Galica is a village administratively located in the Municipality of Vushtrri, Kosovo, but geographically situated in the Drenica region. The village covers an area of 443 hectares and is known for its numerous microtoponyms such as Katuni i Moçëm, Livadhi i Kolë Bibës, Kroni i Bajramit, among others, which testify to the village's history and culture.

== Overview ==
Historical documents mention the village as early as 1455 under the name Kaliça, with a total of 50 houses. In 1725, Archbishop Pjetër Karagiqi mentioned the village Galizza with 8 houses and 50 Christian inhabitants.

Galica has a tumultuous history, especially during the 20th century. In 1908, Bejtë Galica and 25 others were killed here, and in 1920, during an action by the Serbian gendarmerie, 6 Albanian houses were burned. During the Austro-Hungarian occupation, several houses were burned, and Azem Bejta's two brothers, Seferi and Zeneli, were executed.

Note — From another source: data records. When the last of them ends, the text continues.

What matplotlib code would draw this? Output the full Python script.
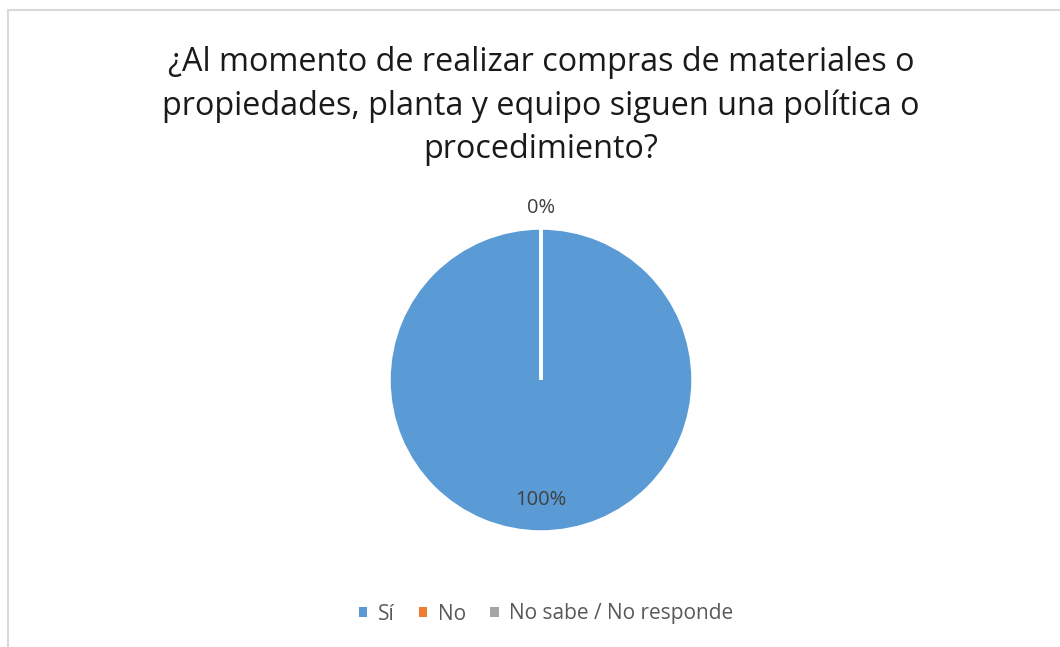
import matplotlib
matplotlib.use("Agg")
import matplotlib.pyplot as plt
from matplotlib.patches import Rectangle
import numpy as np

title = "¿Al momento de realizar compras de materiales o\npropiedades, planta y equipo siguen una política o\nprocedimiento?"
categories = ["Sí", "No", "No sabe / No responde"]
values = [100, 0, 0]
colors = ["#5B9BD5", "#ED7D31", "#A5A5A5"]

plt.rcParams['font.family'] = ['Open Sans', 'DejaVu Sans']

W, H = 1060, 647
fig = plt.figure(figsize=(W/100, H/100), dpi=100)
fig.patch.set_facecolor("white")

# border
fig.add_artist(Rectangle((7.5/W, -0.1), 1.2, 1 - 9.5/H + 0.1, transform=fig.transFigure,
                         fill=False, edgecolor="#D9D9D9", linewidth=1.5))

cx, cy, r = 541, 380, 152
ax = fig.add_axes([(cx - r)/W, (H - cy - r)/H, 2*r/W, 2*r/H])
wedges, _ = ax.pie(values, colors=colors, startangle=90, counterclock=False,
                   wedgeprops=dict(edgecolor="white", linewidth=2.5))
ax.set_xlim(-1, 1)
ax.set_ylim(-1, 1)
ax.set_aspect("equal")
ax.axis("off")

total = sum(values)
shown_zero = False
for w, v in zip(wedges, values):
    ang = np.deg2rad((w.theta1 + w.theta2) / 2)
    pct = f"{v/total*100:.0f}%"
    if v == 0:
        if shown_zero:
            continue
        shown_zero = True
        d = 1.13
    else:
        d = 0.79
    ax.text(d*np.cos(ang), d*np.sin(ang), pct, ha="center", va="center",
            fontsize=14.5, color="#404040")

fig.text(cx/W, 1 - 106/H, title, ha="center", va="center", fontsize=23.3,
         color="#1a1a1a", linespacing=1.42)

handles = [Rectangle((0, 0), 1, 1, facecolor=c, edgecolor="none") for c in colors]
leg = fig.legend(handles, categories, loc="center", bbox_to_anchor=(546/W, 1 - 614/H),
                 ncol=3, frameon=False, fontsize=15, handlelength=0.42, handleheight=0.42,
                 handletextpad=0.5, columnspacing=1.15, labelcolor="#595959")

fig.savefig("out.png", dpi=100)
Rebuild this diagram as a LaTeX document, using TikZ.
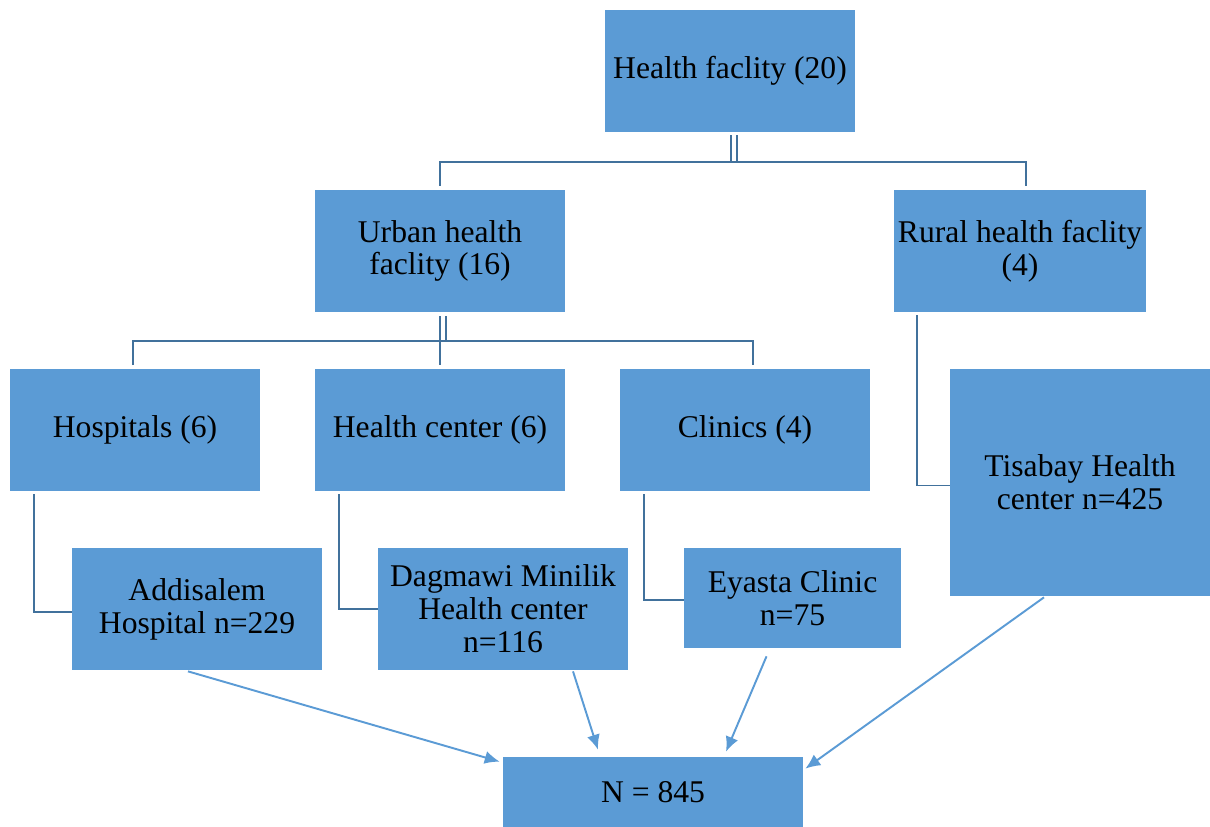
\documentclass[tikz,border=0pt]{standalone}
\usepackage{fontspec}
\setmainfont{Liberation Serif}
\usetikzlibrary{positioning,calc,arrows.meta}
\definecolor{boxblue}{HTML}{5B9BD5}
\definecolor{lineblue}{HTML}{41719C}

\begin{document}
\begin{tikzpicture}[x=0.02cm,y=-0.02cm]
		\tikzstyle{block} = [rectangle,fill=boxblue,minimum width=5cm,minimum height=2.44cm,align=center,inner sep=2pt,font=\fontsize{18}{18.7}\selectfont]
		\tikzstyle{link} = [draw=lineblue,line width=1.1pt]
		\tikzstyle{twin} = [draw=lineblue,line width=0.9pt,double=white,double distance=2.4pt]
		\tikzstyle{flow} = [draw=boxblue,line width=1.1pt,-{Latex[length=8.5pt,width=7.5pt]}]
		
		\useasboundingbox (0,0) rectangle (1210,826);
		
		\node[block] (hf) at (730,71) {Health faclity (20)};
		
		\node[block] (urban) at (440,251) {Urban health\\faclity (16)};
		\node[block] (rural) at (1020,251) {Rural health faclity\\(4)};
		
		\node[block] (hosp) at (135,430) {Hospitals (6)};
		\node[block] (hc) at (440,430) {Health center (6)};
		\node[block] (clin) at (745,430) {Clinics (4)};
		\node[block,minimum width=5.2cm,minimum height=4.54cm] (tis) at (1080,482.5) {Tisabay Health\\center n=425};
		
		\node[block] (add) at (197,609) {Addisalem\\Hospital n=229};
		\node[block] (dag) at (503,609) {Dagmawi Minilik\\Health center\\n=116};
		\node[block,minimum width=4.34cm,minimum height=2cm] (eya) at (792.5,598) {Eyasta Clinic\\n=75};
		
		\node[block,minimum width=6cm,minimum height=1.4cm] (tot) at (653,792) {N = 845};
		
		\coordinate (j1) at (734,162);
		\coordinate (j2) at (443,341);
		
		\draw[twin,shorten <=1.7pt] ($(hf.south)+(4,0)$) -- (j1);
		\draw[link,shorten <=2.3pt,shorten >=2.3pt] (urban.north) |- (j1) -| ($(rural.north)+(6,0)$);
		
		\draw[twin,shorten <=2.3pt] ($(urban.south)+(3,0)$) -- (j2);
		\draw[link,shorten <=2pt,shorten >=2pt] ($(hosp.north)+(-2,0)$) |- (j2) -| ($(clin.north)+(8,0)$);
		\draw[link,shorten >=2pt] (j2 -| hc.north) -- (hc.north);
		
		\draw[link] ($(hosp.south west)+(24,3)$) |- ($(add.west)+(0,3)$);
		\draw[link] ($(hc.south west)+(24,3)$) |- (dag.west);
		\draw[link] ($(clin.south west)+(24,3)$) |- ($(eya.west)+(0,2)$);
		\draw[link] ($(rural.south west)+(23,3)$) |- ($(tis.west)+(0,3)$);
		
		\draw[flow] ($(add.south)+(-9,1)$) -- ($(tot.north west)+(-3,5)$);
		\draw[flow] ($(dag.south)+(70,1)$) -- ($(tot.north)+(-55,-7)$);
		\draw[flow] ($(eya.south)+(-26,8)$) -- ($(tot.north)+(73,-5)$);
		\draw[flow] ($(tis.south)+(-36,1)$) -- ($(tot.north east)+(2,12)$);
	\end{tikzpicture}
\end{document}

Azem Bejta, an important figure in the Kachak movement, strongly resisted the Serbian regime and turned Galica into part of the free zone of Drenica, known as Little Arbania. In 1924, the Serbian army attacked the villages of Galica, Mikushnicë, and Lubovec, burning 100 houses, injuring 28 and causing the deaths of 82 Albanians, most of them fighters.

Today, the Tower of Azem and Shote Galica stands in the village as an important monument of Kosovo's cultural heritage. Near this village, about 3-4 km away, lie the ruins of the ancient Duboc Fortress.